Hacker News new | ask | show | jobs
by ScottBurson 3172 days ago
It's correct; you've misread it — in fact, you're agreeing with it. What it's saying is, if the item is in the set, the Bloom filter is guaranteed to report that it is in the set. What you're saying is, if the filter says the item is not in the set, then it is guaranteed not to be in the set. Those two statements are equivalent (being contrapositives: "A implies B" is equivalent to "not B implies not A").
2 comments

The article states a Bloom filter is "guaranteed to report correctly if it contains the item", however a Bloom filter cannot do this. The bits set by the various hash functions could very well be set due to some other key. What the Bloom filter _can_ say, is that if none of the bits are set, then clearly the key was never inserted.
> The article states a Bloom filter is "guaranteed to report correctly if it contains the item", however a Bloom filter cannot do this.

I think what's going on here is that you're reading "if" as meaning "whether". In fairness, this is common English usage: "I'll tell you tomorrow if I'm going" usually means "I'll tell you tomorrow whether I'm going".

That's not what the OP means. The correct reading is perhaps clarified with a comma:

> A Bloom filter is guaranteed to report correctly, if it contains the item.

or perhaps better

> If it contains the item, a Bloom filter is guaranteed to report correctly.

Ah yes, that would be it.

IMO it is better to present the Bloom filter by asking/stating what one can be certain of given each return value of the Bloom filter.

I think it might just be a strangely formed sentence where the part "if it contains the item" is not the subject of the report, but a condition:

If it contains the item -> reports that it contains the item (correctly)

If it doesn't contain the item -> may report that it contains the item (incorrectly)

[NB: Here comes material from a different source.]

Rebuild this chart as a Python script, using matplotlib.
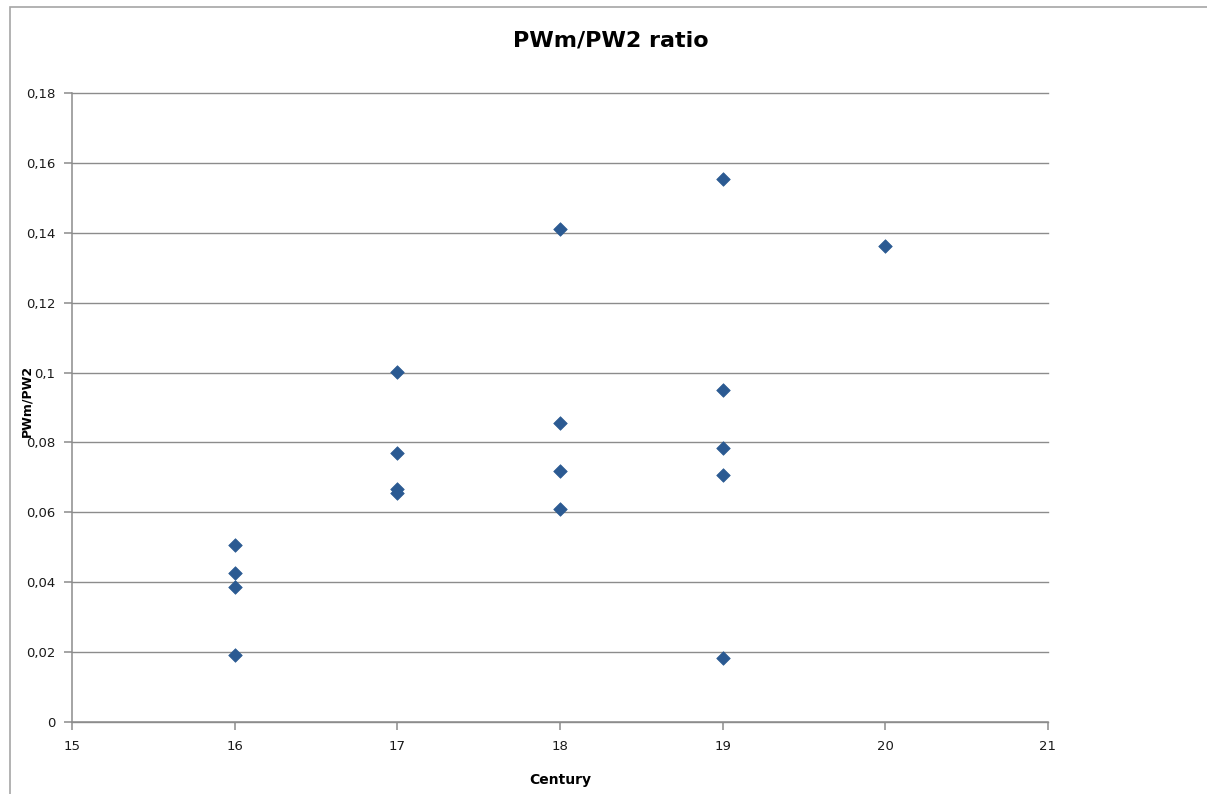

Nothing wrong with being pedantic when dealing with definitions.
Since we're on the topic of being pedantic, "well, you know, that's just, like... your opinion, man". I'd argue that there's nothing excessive about arguing if A may, in fact, be the opposite of A :)
Certainly not, I'm all for some arguing on the internet.
The logic you wrote is exactly the _opposite_ of what a Bloom filter does.
"If the item is in the set, the Bloom filter is guaranteed to report that it is in the set." This statement while correct is not useful since the query is against the Bloom filter, not the set. The Bloom filter reporting the object's hash key is in the filter does NOT mean the object is in the set. Multiple objects can have the same hashkey. A check of the hashkey on the Bloom filter just means ONE of these objects is in the set. The existence of a hashkey in the Bloom filter does not give much useful information.